I knw in GTASA, there are two files inside the save folder. one is the SET file which is somehow attachated to another file (the actual game save). 

For ex, when i wanted to downloaded a game save, i downloaded only the game save part. It doesnt work. I need to get the SET file that comes with the game save in order to view the game save on my game. Make sense?


----------



## Shane

jnskyliner34 said:


> hmmm.. never really downloaded save games off the web. but the folder containing the save should be put in c:/my documents/testdriveunlmited
> 
> and you should be able to select whatever the name of the folder is ingame as a gamer profile.
> 
> what exactly happens when you try to play?

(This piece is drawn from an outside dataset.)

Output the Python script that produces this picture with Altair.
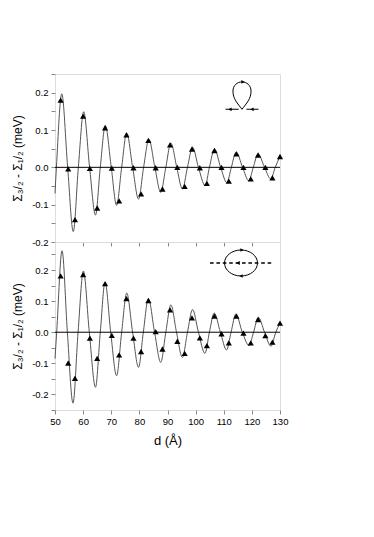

yeah i totaly re-installed the game fresh and in  c:/my documents/testdriveunlmited i put the 100% save game file and when i start the game the username does appera but continue is blanked out 

its wierd because everywhere ive read about doing this they say it works as long as you dont go online,but i dont anyway.


----------



## Justin

did the savegame come with another file apart from the folder? if it did, you may you'll have to put it in Drive C.

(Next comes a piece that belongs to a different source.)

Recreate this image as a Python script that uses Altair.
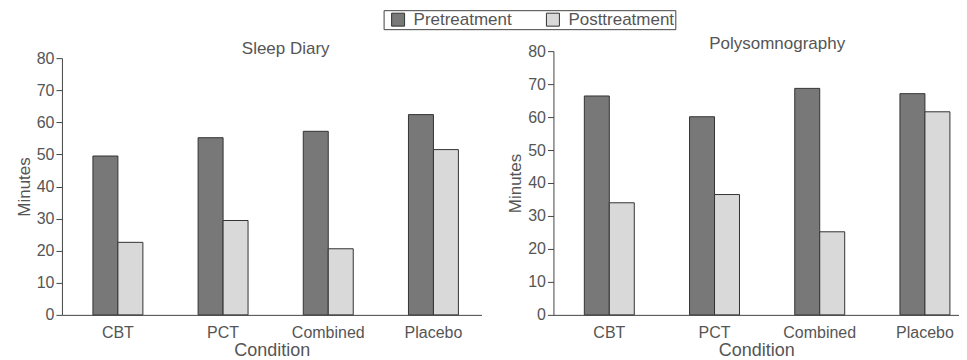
import altair as alt
import pandas as pd

conditions = ["CBT", "PCT", "Combined", "Placebo"]
phases = ["Pretreatment", "Posttreatment"]
diary_pre = [49.5, 55.2, 57.2, 62.4]
diary_post = [22.6, 29.4, 20.6, 51.5]
psg_pre = [66.4, 60.1, 68.7, 67.1]
psg_post = [34.0, 36.5, 25.2, 61.6]
y_ticks = [0, 10, 20, 30, 40, 50, 60, 70, 80]
colors = ["#787878", "#d9d9d9"]

FONT = "Liberation Sans"
TEXT = "#555555"
LINE = "#444444"


def long_df(pre, post):
    rows = []
    for c, a, b in zip(conditions, pre, post):
        rows.append({"Condition": c, "Phase": phases[0], "Minutes": a})
        rows.append({"Condition": c, "Phase": phases[1], "Minutes": b})
    return pd.DataFrame(rows)


def panel(df, title, width, pad_outer, align, yrange, dx, dy):
    return (
        alt.Chart(df)
        .mark_bar(stroke="#333333", strokeWidth=1)
        .encode(
            x=alt.X(
                "Condition:N",
                sort=conditions,
                scale=alt.Scale(paddingInner=0.525, paddingOuter=pad_outer, align=align),
                axis=alt.Axis(title="Condition", labelAngle=0, ticks=False,
                              labelPadding=10, titlePadding=1, titleFontSize=18),
            ),
            xOffset=alt.XOffset("Phase:N", sort=phases),
            y=alt.Y(
                "Minutes:Q",
                scale=alt.Scale(domain=[0, 80], range=yrange, nice=False),
                axis=alt.Axis(values=y_ticks, title="Minutes", tickSize=6,
                              labelPadding=2, titlePadding=3, titleFontSize=17),
            ),
            color=alt.Color(
                "Phase:N",
                sort=phases,
                scale=alt.Scale(domain=phases, range=colors),
                legend=alt.Legend(
                    title=None, orient="none", direction="horizontal",
                    legendX=322, legendY=-41, padding=1, symbolOffset=5,
                    strokeColor=LINE, fillColor="white", symbolType="square",
                    symbolSize=169, symbolStrokeColor="#333333", symbolStrokeWidth=1,
                    labelFontSize=17, labelColor=TEXT, labelFont=FONT,
                    labelOffset=7, columnPadding=27,
                ),
            ),
        )
        .properties(
            width=width,
            height=264,
            title=alt.TitleParams(
                title, fontSize=17, fontWeight="normal", color=TEXT, font=FONT,
                anchor="middle", frame="group", baseline="alphabetic",
                offset=0, dx=dx, dy=dy,
            ),
        )
    )


left = panel(long_df(diary_pre, diary_post), "Sleep Diary", 420, 0.257, 0.573, [264, 7], 14, 21)
right = panel(long_df(psg_pre, psg_post), "Polysomnography", 406, 0.19, 0.773, [264, 0], 21, 23)

chart = (
    alt.hconcat(left, right, spacing=72, bounds="flush")
    .properties(padding={"left": 7, "top": 1, "right": 0, "bottom": 0})
    .configure_view(stroke=None)
    .configure_axis(
        grid=False,
        domainColor=LINE,
        tickColor=LINE,
        labelColor=TEXT,
        titleColor=TEXT,
        labelFont=FONT,
        titleFont=FONT,
        labelFontSize=16,
        titleFontWeight="normal",
    )
)

chart.save("out.html", embed_options={"renderer": "svg", "actions": False})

i wish i could help you right now but i don't have my gaming computer anymore. so i won't be much help here anymore.


----------



## G25r8cer

Nevakonaza said:


> Hello people,
> 
> i have TDU but i cant be bothred doing all the races etc,i just purchased the games for crusing around and admiring the cars lol.
> 
> i have downloaded several Save game files which is suppose to Unlock everything but i followed the readme files and it never works for me?
> 
> 
> 
> what am i doing wrong?



You are prob replacing the wrong files! I did that the first time i downloaded save games too.


----------